▸ **WHAT TO DO**:
Retype the material below. Keep every word exactly as it is.

────────

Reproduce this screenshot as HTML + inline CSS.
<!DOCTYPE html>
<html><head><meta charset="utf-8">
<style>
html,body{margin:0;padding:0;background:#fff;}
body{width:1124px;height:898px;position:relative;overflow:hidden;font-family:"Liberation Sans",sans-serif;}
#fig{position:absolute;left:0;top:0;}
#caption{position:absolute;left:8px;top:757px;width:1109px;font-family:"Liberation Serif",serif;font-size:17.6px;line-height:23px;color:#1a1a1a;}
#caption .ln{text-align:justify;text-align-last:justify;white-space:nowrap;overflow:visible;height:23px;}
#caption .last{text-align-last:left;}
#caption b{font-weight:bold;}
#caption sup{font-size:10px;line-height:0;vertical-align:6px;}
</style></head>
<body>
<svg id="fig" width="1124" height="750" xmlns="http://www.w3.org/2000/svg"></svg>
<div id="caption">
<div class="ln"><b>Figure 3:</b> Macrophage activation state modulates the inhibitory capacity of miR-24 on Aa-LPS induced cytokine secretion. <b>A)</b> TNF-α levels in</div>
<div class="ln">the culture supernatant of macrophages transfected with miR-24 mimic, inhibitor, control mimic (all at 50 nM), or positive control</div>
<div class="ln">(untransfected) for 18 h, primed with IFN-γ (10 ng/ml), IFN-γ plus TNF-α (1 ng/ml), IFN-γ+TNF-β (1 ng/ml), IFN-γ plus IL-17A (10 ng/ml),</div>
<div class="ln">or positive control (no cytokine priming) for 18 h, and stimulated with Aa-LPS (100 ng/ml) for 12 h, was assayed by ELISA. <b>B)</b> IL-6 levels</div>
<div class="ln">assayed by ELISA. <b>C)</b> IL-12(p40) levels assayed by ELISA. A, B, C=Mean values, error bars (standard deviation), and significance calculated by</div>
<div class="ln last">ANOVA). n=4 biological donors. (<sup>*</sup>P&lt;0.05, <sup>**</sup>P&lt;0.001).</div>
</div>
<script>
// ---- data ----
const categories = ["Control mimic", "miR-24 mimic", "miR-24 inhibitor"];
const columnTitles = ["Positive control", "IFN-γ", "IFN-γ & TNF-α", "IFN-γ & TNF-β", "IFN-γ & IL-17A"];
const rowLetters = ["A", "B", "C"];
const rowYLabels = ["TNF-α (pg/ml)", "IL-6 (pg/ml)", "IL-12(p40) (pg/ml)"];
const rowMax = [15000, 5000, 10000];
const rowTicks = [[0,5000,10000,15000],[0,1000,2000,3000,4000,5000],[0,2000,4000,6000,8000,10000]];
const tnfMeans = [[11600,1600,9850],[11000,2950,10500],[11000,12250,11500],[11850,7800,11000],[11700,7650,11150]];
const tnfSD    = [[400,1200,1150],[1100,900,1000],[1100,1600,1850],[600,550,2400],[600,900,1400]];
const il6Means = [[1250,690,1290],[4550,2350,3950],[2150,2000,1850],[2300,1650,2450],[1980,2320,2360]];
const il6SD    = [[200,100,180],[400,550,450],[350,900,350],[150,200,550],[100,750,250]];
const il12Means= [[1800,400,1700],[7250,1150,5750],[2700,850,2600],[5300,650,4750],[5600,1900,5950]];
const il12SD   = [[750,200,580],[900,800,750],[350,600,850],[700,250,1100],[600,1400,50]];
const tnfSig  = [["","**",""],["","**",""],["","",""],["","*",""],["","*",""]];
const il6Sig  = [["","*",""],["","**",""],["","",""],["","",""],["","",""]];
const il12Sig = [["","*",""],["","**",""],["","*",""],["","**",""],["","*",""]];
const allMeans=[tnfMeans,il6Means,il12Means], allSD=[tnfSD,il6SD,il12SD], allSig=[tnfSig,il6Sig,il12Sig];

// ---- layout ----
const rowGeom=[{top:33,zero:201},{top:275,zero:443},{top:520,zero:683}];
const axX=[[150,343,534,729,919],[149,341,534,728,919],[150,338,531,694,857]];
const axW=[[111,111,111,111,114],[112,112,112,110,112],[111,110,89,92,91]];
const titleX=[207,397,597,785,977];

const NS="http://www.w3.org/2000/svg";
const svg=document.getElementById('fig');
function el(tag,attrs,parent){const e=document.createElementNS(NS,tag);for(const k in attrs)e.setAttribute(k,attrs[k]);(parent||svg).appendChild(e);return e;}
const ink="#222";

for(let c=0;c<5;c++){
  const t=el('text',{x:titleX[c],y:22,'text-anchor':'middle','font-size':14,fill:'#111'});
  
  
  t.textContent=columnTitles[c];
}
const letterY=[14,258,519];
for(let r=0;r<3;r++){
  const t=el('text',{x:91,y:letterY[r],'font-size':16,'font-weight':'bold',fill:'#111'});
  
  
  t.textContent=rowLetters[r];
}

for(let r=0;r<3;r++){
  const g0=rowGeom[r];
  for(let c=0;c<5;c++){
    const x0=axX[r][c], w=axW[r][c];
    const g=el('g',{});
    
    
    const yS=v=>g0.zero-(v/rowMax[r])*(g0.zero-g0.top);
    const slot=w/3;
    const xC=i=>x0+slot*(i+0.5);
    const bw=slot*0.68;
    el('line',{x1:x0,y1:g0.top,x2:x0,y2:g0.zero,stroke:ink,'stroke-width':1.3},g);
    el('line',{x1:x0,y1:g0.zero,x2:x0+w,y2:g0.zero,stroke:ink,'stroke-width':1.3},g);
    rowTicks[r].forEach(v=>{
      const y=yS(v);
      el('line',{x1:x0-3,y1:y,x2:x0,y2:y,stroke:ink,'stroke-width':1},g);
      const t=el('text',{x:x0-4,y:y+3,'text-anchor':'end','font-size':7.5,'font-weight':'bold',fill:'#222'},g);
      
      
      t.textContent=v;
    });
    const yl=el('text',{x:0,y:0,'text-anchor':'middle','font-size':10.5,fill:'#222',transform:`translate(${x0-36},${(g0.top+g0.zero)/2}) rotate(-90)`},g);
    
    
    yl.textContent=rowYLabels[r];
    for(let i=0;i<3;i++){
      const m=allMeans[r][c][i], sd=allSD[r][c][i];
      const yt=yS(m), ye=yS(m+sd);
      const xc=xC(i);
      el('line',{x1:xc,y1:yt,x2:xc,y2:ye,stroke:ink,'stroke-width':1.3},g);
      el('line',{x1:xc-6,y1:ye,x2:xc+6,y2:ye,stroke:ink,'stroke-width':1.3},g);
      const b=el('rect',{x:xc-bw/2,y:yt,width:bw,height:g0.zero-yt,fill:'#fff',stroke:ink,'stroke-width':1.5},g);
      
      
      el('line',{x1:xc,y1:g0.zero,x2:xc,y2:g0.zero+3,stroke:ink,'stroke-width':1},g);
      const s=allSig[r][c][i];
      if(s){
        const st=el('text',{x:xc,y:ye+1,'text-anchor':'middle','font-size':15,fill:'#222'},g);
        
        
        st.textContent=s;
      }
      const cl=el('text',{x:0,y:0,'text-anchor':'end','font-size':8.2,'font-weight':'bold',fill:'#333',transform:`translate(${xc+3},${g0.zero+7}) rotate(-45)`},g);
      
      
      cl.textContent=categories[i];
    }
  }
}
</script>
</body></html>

────────

▸ **RESULT FOR THIS TASK**:
Reproduce this screenshot as HTML + inline CSS.
<!DOCTYPE html>
<html><head><meta charset="utf-8">
<style>
html,body{margin:0;padding:0;background:#fff;}
body{width:1124px;height:898px;position:relative;overflow:hidden;font-family:"Liberation Sans",sans-serif;}
#fig{position:absolute;left:0;top:0;}
#caption{position:absolute;left:8px;top:757px;width:1109px;font-family:"Liberation Serif",serif;font-size:17.6px;line-height:23px;color:#1a1a1a;}
#caption .ln{text-align:justify;text-align-last:justify;white-space:nowrap;overflow:visible;height:23px;}
#caption .last{text-align-last:left;}
#caption b{font-weight:bold;}
#caption sup{font-size:10px;line-height:0;vertical-align:6px;}
</style></head>
<body>
<svg id="fig" width="1124" height="750" xmlns="http://www.w3.org/2000/svg"></svg>
<div id="caption">
<div class="ln"><b>Figure 3:</b> Macrophage activation state modulates the inhibitory capacity of miR-24 on Aa-LPS induced cytokine secretion. <b>A)</b> TNF-α levels in</div>
<div class="ln">the culture supernatant of macrophages transfected with miR-24 mimic, inhibitor, control mimic (all at 50 nM), or positive control</div>
<div class="ln">(untransfected) for 18 h, primed with IFN-γ (10 ng/ml), IFN-γ plus TNF-α (1 ng/ml), IFN-γ+TNF-β (1 ng/ml), IFN-γ plus IL-17A (10 ng/ml),</div>
<div class="ln">or positive control (no cytokine priming) for 18 h, and stimulated with Aa-LPS (100 ng/ml) for 12 h, was assayed by ELISA. <b>B)</b> IL-6 levels</div>
<div class="ln">assayed by ELISA. <b>C)</b> IL-12(p40) levels assayed by ELISA. A, B, C=Mean values, error bars (standard deviation), and significance calculated by</div>
<div class="ln last">ANOVA). n=4 biological donors. (<sup>*</sup>P&lt;0.05, <sup>**</sup>P&lt;0.001).</div>
</div>
<script>
// ---- data ----
const categories = ["Control mimic", "miR-24 mimic", "miR-24 inhibitor"];
const columnTitles = ["Positive control", "IFN-γ", "IFN-γ & TNF-α", "IFN-γ & TNF-β", "IFN-γ & IL-17A"];
const rowLetters = ["A", "B", "C"];
const rowYLabels = ["TNF-α (pg/ml)", "IL-6 (pg/ml)", "IL-12(p40) (pg/ml)"];
const rowMax = [15000, 5000, 10000];
const rowTicks = [[0,5000,10000,15000],[0,1000,2000,3000,4000,5000],[0,2000,4000,6000,8000,10000]];
const tnfMeans = [[11600,1600,9850],[11000,2950,10500],[11000,12250,11500],[11850,7800,11000],[11700,7650,11150]];
const tnfSD    = [[400,1200,1150],[1100,900,1000],[1100,1600,1850],[600,550,2400],[600,900,1400]];
const il6Means = [[1250,690,1290],[4550,2350,3950],[2150,2000,1850],[2300,1650,2450],[1980,2320,2360]];
const il6SD    = [[200,100,180],[400,550,450],[350,900,350],[150,200,550],[100,750,250]];
const il12Means= [[1800,400,1700],[7250,1150,5750],[2700,850,2600],[5300,650,4750],[5600,1900,5950]];
const il12SD   = [[750,200,580],[900,800,750],[350,600,850],[700,250,1100],[600,1400,50]];
const tnfSig  = [["","**",""],["","**",""],["","",""],["","*",""],["","*",""]];
const il6Sig  = [["","*",""],["","**",""],["","",""],["","",""],["","",""]];
const il12Sig = [["","*",""],["","**",""],["","*",""],["","**",""],["","*",""]];
const allMeans=[tnfMeans,il6Means,il12Means], allSD=[tnfSD,il6SD,il12SD], allSig=[tnfSig,il6Sig,il12Sig];

// ---- layout ----
const rowGeom=[{top:33,zero:201},{top:275,zero:443},{top:520,zero:683}];
const axX=[[150,343,534,729,919],[149,341,534,728,919],[150,338,531,694,857]];
const axW=[[111,111,111,111,114],[112,112,112,110,112],[111,110,89,92,91]];
const titleX=[207,397,597,785,977];

const NS="http://www.w3.org/2000/svg";
const svg=document.getElementById('fig');
function el(tag,attrs,parent){const e=document.createElementNS(NS,tag);for(const k in attrs)e.setAttribute(k,attrs[k]);(parent||svg).appendChild(e);return e;}
const ink="#222";

for(let c=0;c<5;c++){
  const t=el('text',{x:titleX[c],y:22,'text-anchor':'middle','font-size':14,fill:'#111'});
  
  
  t.textContent=columnTitles[c];
}
const letterY=[14,258,519];
for(let r=0;r<3;r++){
  const t=el('text',{x:91,y:letterY[r],'font-size':16,'font-weight':'bold',fill:'#111'});
  
  
  t.textContent=rowLetters[r];
}

for(let r=0;r<3;r++){
  const g0=rowGeom[r];
  for(let c=0;c<5;c++){
    const x0=axX[r][c], w=axW[r][c];
    const g=el('g',{});
    
    
    const yS=v=>g0.zero-(v/rowMax[r])*(g0.zero-g0.top);
    const slot=w/3;
    const xC=i=>x0+slot*(i+0.5);
    const bw=slot*0.68;
    el('line',{x1:x0,y1:g0.top,x2:x0,y2:g0.zero,stroke:ink,'stroke-width':1.3},g);
    el('line',{x1:x0,y1:g0.zero,x2:x0+w,y2:g0.zero,stroke:ink,'stroke-width':1.3},g);
    rowTicks[r].forEach(v=>{
      const y=yS(v);
      el('line',{x1:x0-3,y1:y,x2:x0,y2:y,stroke:ink,'stroke-width':1},g);
      const t=el('text',{x:x0-4,y:y+3,'text-anchor':'end','font-size':7.5,'font-weight':'bold',fill:'#222'},g);
      
      
      t.textContent=v;
    });
    const yl=el('text',{x:0,y:0,'text-anchor':'middle','font-size':10.5,fill:'#222',transform:`translate(${x0-36},${(g0.top+g0.zero)/2}) rotate(-90)`},g);
    
    
    yl.textContent=rowYLabels[r];
    for(let i=0;i<3;i++){
      const m=allMeans[r][c][i], sd=allSD[r][c][i];
      const yt=yS(m), ye=yS(m+sd);
      const xc=xC(i);
      el('line',{x1:xc,y1:yt,x2:xc,y2:ye,stroke:ink,'stroke-width':1.3},g);
      el('line',{x1:xc-6,y1:ye,x2:xc+6,y2:ye,stroke:ink,'stroke-width':1.3},g);
      const b=el('rect',{x:xc-bw/2,y:yt,width:bw,height:g0.zero-yt,fill:'#fff',stroke:ink,'stroke-width':1.5},g);
      
      
      el('line',{x1:xc,y1:g0.zero,x2:xc,y2:g0.zero+3,stroke:ink,'stroke-width':1},g);
      const s=allSig[r][c][i];
      if(s){
        const st=el('text',{x:xc,y:ye+1,'text-anchor':'middle','font-size':15,fill:'#222'},g);
        
        
        st.textContent=s;
      }
      const cl=el('text',{x:0,y:0,'text-anchor':'end','font-size':8.2,'font-weight':'bold',fill:'#333',transform:`translate(${xc+3},${g0.zero+7}) rotate(-45)`},g);
      
      
      cl.textContent=categories[i];
    }
  }
}
</script>
</body></html>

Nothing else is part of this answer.